A new clinical trial suggests that long-term use of candesartan, a drug currently used to treat hypertension, may significantly reduce the symptoms of genetic heart disease. The related report by Penicka et al, "The effects of candesartan on left ventricular hypertrophy and function in non-obstructive hypertrophic cardiomyopathy: a pilot, randomised study," appears in the January issue of The Journal of Molecular Diagnostics.
Hypertrophic cardiomyopathy, or HCM, is a genetic heart disease where the heart muscle is thickened, especially in the left ventricle. Although people with HCM usually display mild symptoms or are completely asymptomatic, up to 1% of affected people succumb to sudden cardiac death (SCD), often with no previous signs of illness. HCM can be caused by mutations in a number of different genes, and different gene mutations may result in more or less severe symptoms.
Researchers lead by Dr. Jiri Krupicka of Na Homolce Hospital, Prague conducted a double-blind, placebo-controlled, randomised study on the long-term administration of candesartan in patients with HCM. Dr. Krupicka’s group found that candesartan reduced the symptoms of HCM, including decreasing the thickening of the left ventricle. This effect was found to be dependent on the underlying gene mutations in each patient. They did not observe any adverse effects of candesartan use over the course of their study.

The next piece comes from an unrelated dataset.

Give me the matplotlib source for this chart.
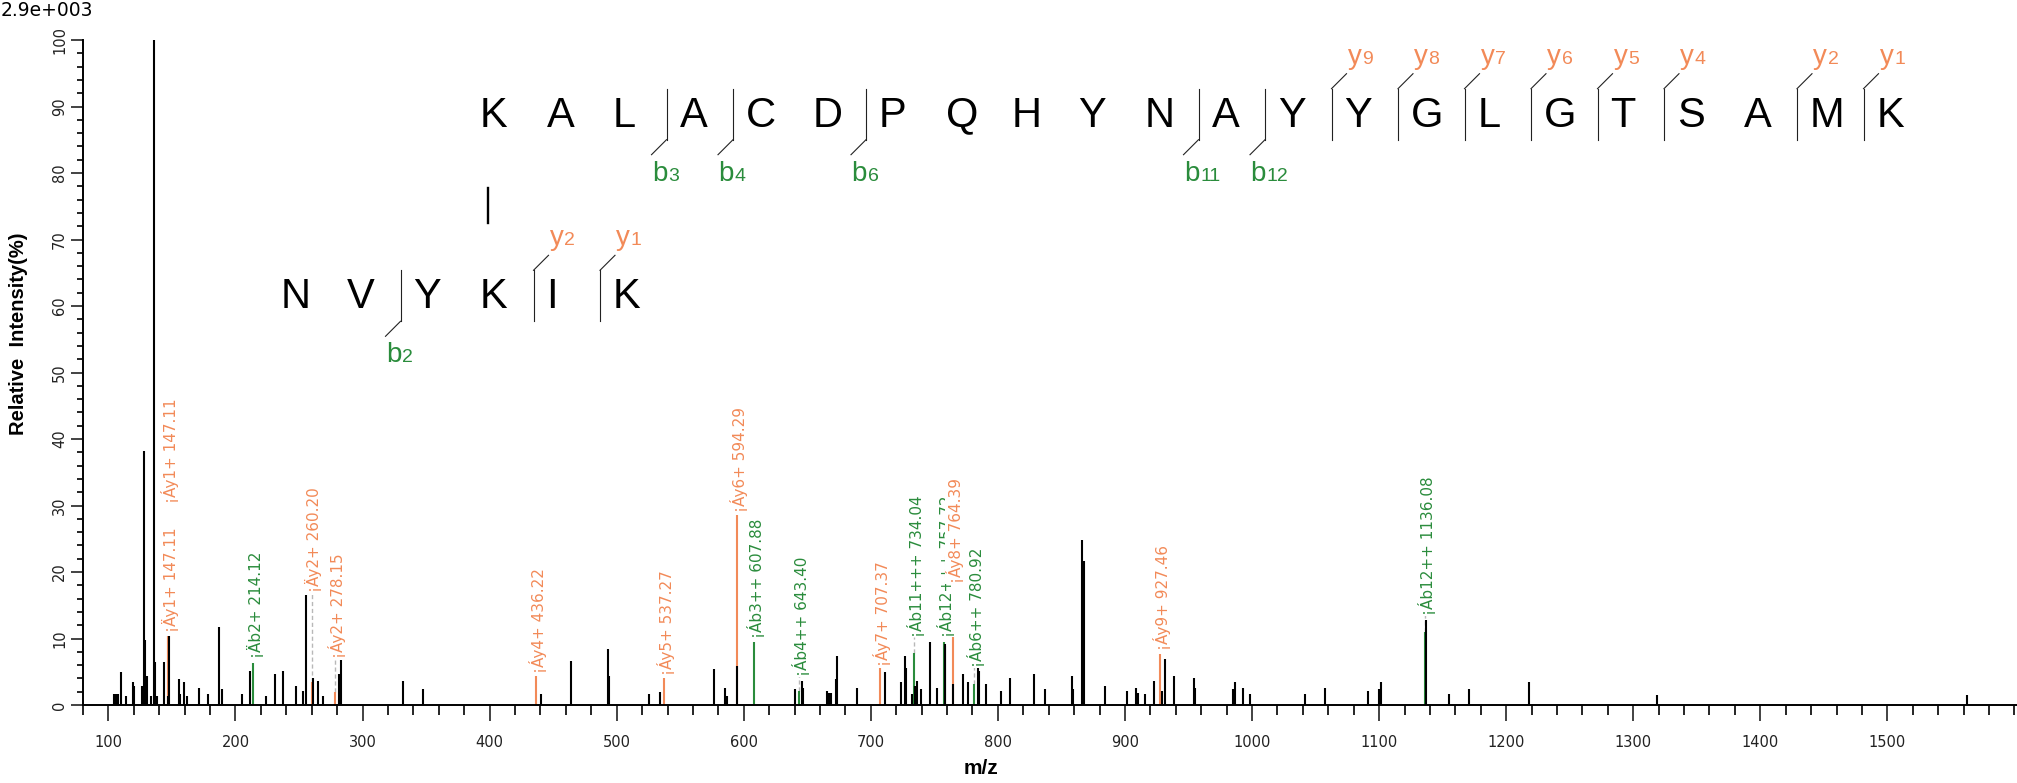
import matplotlib.pyplot as plt
from matplotlib.lines import Line2D
from matplotlib.transforms import offset_copy

plt.rcParams['font.family'] = ['DejaVu Sans']
plt.rcParams['mathtext.fontset'] = 'custom'

# unannotated peaks: m/z and relative intensity (%)
peak_mz = [104.1, 105.9, 107.2, 109.8, 113.7, 119.0, 120.3, 126.8, 128.2, 129.0,
           130.3, 133.2, 136.0, 136.8, 138.1, 143.8, 146.5, 147.6, 155.7, 156.5,
           159.1, 161.7, 171.4, 178.0, 187.1, 189.2, 204.9, 211.5, 224.4, 231.0,
           237.5, 248.0, 253.2, 255.8, 261.1, 265.0, 269.0, 281.8, 283.1, 332.0,
           347.7, 440.1, 464.2, 492.8, 494.0, 525.3, 534.4, 576.2, 585.5, 586.7,
           594.9, 640.3, 645.7, 646.6, 665.3, 666.8, 668.3, 672.2, 673.1, 689.1,
           711.0, 724.0, 726.7, 727.9, 732.1, 735.1, 736.3, 739.6, 746.3, 751.7,
           758.1, 758.6, 764.9, 772.8, 776.4, 784.2, 785.4, 790.5, 802.2, 809.5,
           828.8, 836.8, 858.0, 859.2, 866.1, 867.6, 884.5, 901.3, 908.9, 910.4,
           915.8, 922.7, 929.3, 931.7, 938.4, 954.0, 954.9, 985.0, 986.5, 992.8,
           998.3, 1041.3, 1057.3, 1091.3, 1100.3, 1101.5, 1136.6, 1155.1, 1170.7, 1218.0,
           1319.0, 1562.3]
peak_int = [1.6, 1.6, 1.6, 4.9, 1.35, 3.4, 2.9, 2.9, 38.2, 9.8,
            4.4, 1.35, 100.0, 6.4, 1.35, 6.4, 1.35, 10.4, 3.9, 1.6,
            3.4, 1.35, 2.6, 1.6, 11.8, 2.4, 1.6, 5.1, 1.35, 4.6,
            5.1, 2.9, 2.1, 16.5, 4.1, 3.6, 1.35, 4.6, 6.8, 3.6,
            2.4, 1.65, 6.6, 8.4, 4.4, 1.65, 1.9, 5.4, 2.6, 1.35,
            5.9, 2.4, 3.6, 2.6, 2.1, 1.85, 1.85, 3.9, 7.4, 2.6,
            4.9, 3.4, 7.4, 5.6, 1.6, 2.9, 3.6, 2.4, 9.4, 2.6,
            9.1, 8.9, 3.1, 4.6, 3.4, 5.6, 5.1, 3.1, 2.1, 4.1,
            4.6, 2.4, 4.4, 2.4, 24.8, 21.6, 2.9, 2.1, 2.6, 1.85,
            1.6, 3.6, 2.1, 6.9, 4.4, 4.1, 2.6, 2.4, 3.4, 2.6,
            1.6, 1.6, 2.6, 2.1, 2.4, 3.4, 12.8, 1.6, 2.4, 3.4,
            1.5, 1.5]

# annotated fragment ions
ann_mz = [147.11, 147.11, 214.12, 260.20, 278.15, 436.22, 537.27, 594.29, 607.88,
          643.40, 707.37, 734.04, 757.72, 764.39, 780.92, 927.46, 1136.08]
ann_int = [10.4, 10.4, 6.3, 3.5, 2.0, 4.4, 4.1, 28.6, 9.5,
           2.1, 5.6, 7.8, 9.5, 17.8, 3.1, 7.7, 11.0]
ann_label = ['¡Äy1+ 147.11', '¡Áy1+ 147.11', '¡Äb2+ 214.12', '¡Äy2+ 260.20',
             '¡Áy2+ 278.15', '¡Áy4+ 436.22', '¡Áy5+ 537.27', '¡Áy6+ 594.29',
             '¡Áb3++ 607.88', '¡Áb4++ 643.40', '¡Áy7+ 707.37', '¡Áb11+++ 734.04',
             '¡Áb12+++ 757.72', '¡Áy8+ 764.39', '¡Áb6++ 780.92', '¡Áy9+ 927.46',
             '¡Áb12++ 1136.08']

# peptide sequences and observed cleavages
seq_top = 'KALACDPQHYNAYYGLGTSAMK'
seq_bottom = 'NVYKIK'
b_top = [3, 4, 6, 11, 12]
y_top = [9, 8, 7, 6, 5, 4, 2, 1]
b_bottom = [2]
y_bottom = [2, 1]
link_top, link_bottom = 0, 3

xticks_major = list(range(100, 1600, 100))
yticks_major = list(range(0, 101, 10))

GREEN = '#2a8c3c'
ORANGE = '#f28a58'
W, H = 2017, 783

fig = plt.figure(figsize=(W / 100, H / 100), dpi=100)
ax = fig.add_axes([83 / W, 78 / H, (W - 83) / W, 665 / H])

# label heights (text base, % intensity), placed above crowding peaks
label_base = [11.0, 30.4, 7.0, 17.0, 7.0, 4.8, 4.5, 29.0, 10.0,
              4.3, 5.9, 10.3, 10.3, 18.3, 5.7, 8.3, 13.5]

ann_col = [GREEN if 'b' in t.split('+')[0] else ORANGE for t in ann_label]
ax.vlines(ann_mz, 0, ann_int, colors=ann_col, lw=1.5, zorder=2)
ax.vlines(peak_mz, 0, peak_int, colors='black', lw=1.5, zorder=3)

trans = offset_copy(ax.transData, fig=fig, x=2, y=0, units='dots')
seen = set()
for mz, h, base, txt, c in zip(ann_mz, ann_int, label_base, ann_label, ann_col):
    if base - h > 1 and mz not in seen:
        ax.vlines(mz, h, base, colors='#b8b8b8', linestyles=(0, (3, 2)), lw=1, zorder=1)
    seen.add(mz)
    ax.text(mz, base, txt, transform=trans, rotation=90, ha='center', va='bottom',
            fontsize=11, color=c, zorder=5,
            bbox=dict(facecolor='white', edgecolor='none', pad=0.3))

ax.set_xlim(80, 1602)
ax.set_ylim(0, 100)
for s in ['top', 'right']:
    ax.spines[s].set_visible(False)
for s in ['left', 'bottom']:
    ax.spines[s].set_linewidth(1.4)

ax.set_xticks(xticks_major)
ax.set_xticks(range(80, 1601, 20), minor=True)
ax.set_yticks(yticks_major)
ax.set_yticks(range(0, 101, 2), minor=True)
ax.tick_params(axis='x', which='major', length=11.5, width=1.2, labelsize=10.5, pad=10, colors='#222222')
ax.tick_params(axis='x', which='minor', length=7.5, width=1.2)
ax.tick_params(axis='y', which='major', length=8.5, width=1.2, labelsize=10.5, pad=3, labelrotation=90, colors='#222222')
ax.tick_params(axis='y', which='minor', length=4.5, width=1.2)
for lab in ax.get_yticklabels():
    lab.set_va('center')

fig.text(19 / W, 1 - 334 / H, 'Relative  Intensity(%)', rotation=90, ha='center', va='center',
         fontsize=14.5, fontweight='bold', family='Liberation Sans')
fig.text(981 / W, 1 - 768 / H, 'm/z', ha='center', va='center', fontsize=15,
         fontweight='bold', family='Liberation Sans')
fig.text(1 / W, 1 - 10.5 / H, '2.9e+003', ha='left', va='center', fontsize=13.5)


# sequence drawing in figure pixel coordinates
def fx(px):
    return px / W


def fy(py):
    return 1 - py / H


def seg(x0, y0, x1, y1, lw=0.8, c='#222222'):
    fig.add_artist(Line2D([fx(x0), fx(x1)], [fy(y0), fy(y1)], lw=lw, color=c,
                          transform=fig.transFigure))


step = 66.5
x0_top = 480
x0_bottom = x0_top - link_bottom * step + link_top * step


def draw_row(seq, x0, base, b_ions, y_ions):
    for i, ch in enumerate(seq):
        fig.text(fx(x0 + i * step), fy(base), ch, ha='left', va='baseline',
                 fontsize=30, family='Liberation Sans', color='black')
    top, bot = base - 38, base + 13
    for n in b_ions:
        d = x0 + n * step - 13
        seg(d, top, d, bot)
        seg(d, bot, d - 15, bot + 15)
        fig.text(fx(d + 1), fy(bot + 41), 'b', ha='right', va='baseline',
                 fontsize=20, color=GREEN, family='Liberation Sans')
        fig.text(fx(d + 1.5), fy(bot + 41), str(n), ha='left', va='baseline',
                 fontsize=14, color=GREEN, family='Liberation Sans')
    for n in y_ions:
        d = x0 + (len(seq) - n) * step - 13
        seg(d, top, d, bot)
        seg(d, top, d + 15, top - 15)
        fig.text(fx(d + 16), fy(top - 25), 'y', ha='left', va='baseline',
                 fontsize=20, color=ORANGE, family='Liberation Sans')
        fig.text(fx(d + 30.5), fy(top - 25), str(n), ha='left', va='baseline',
                 fontsize=14, color=ORANGE, family='Liberation Sans')


draw_row(seq_top, x0_top, 126.7, b_top, y_top)
draw_row(seq_bottom, x0_bottom, 308.3, b_bottom, y_bottom)

# cross-link between the two lysines
xl = x0_top + link_top * step + 8
seg(xl, 188, xl, 223, lw=1.7, c='black')

fig.savefig('out.png', dpi=100)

These data suggest that effectiveness of angiotensin II receptor blockers, such as candesartan, on HCM may vary depending on the nature of the causative mutation and that the treatment protocol, therefore, should be customised to individual patients. Future studies in Dr. Penicka’s group will extend this pilot trial to more patients to confirm the current findings and to identify the mechanism by which candesartan improves left ventricle thickening.
This study was supported partly by the Charles University Prague Research Project MSM and partly by the Czech Ministry of Health.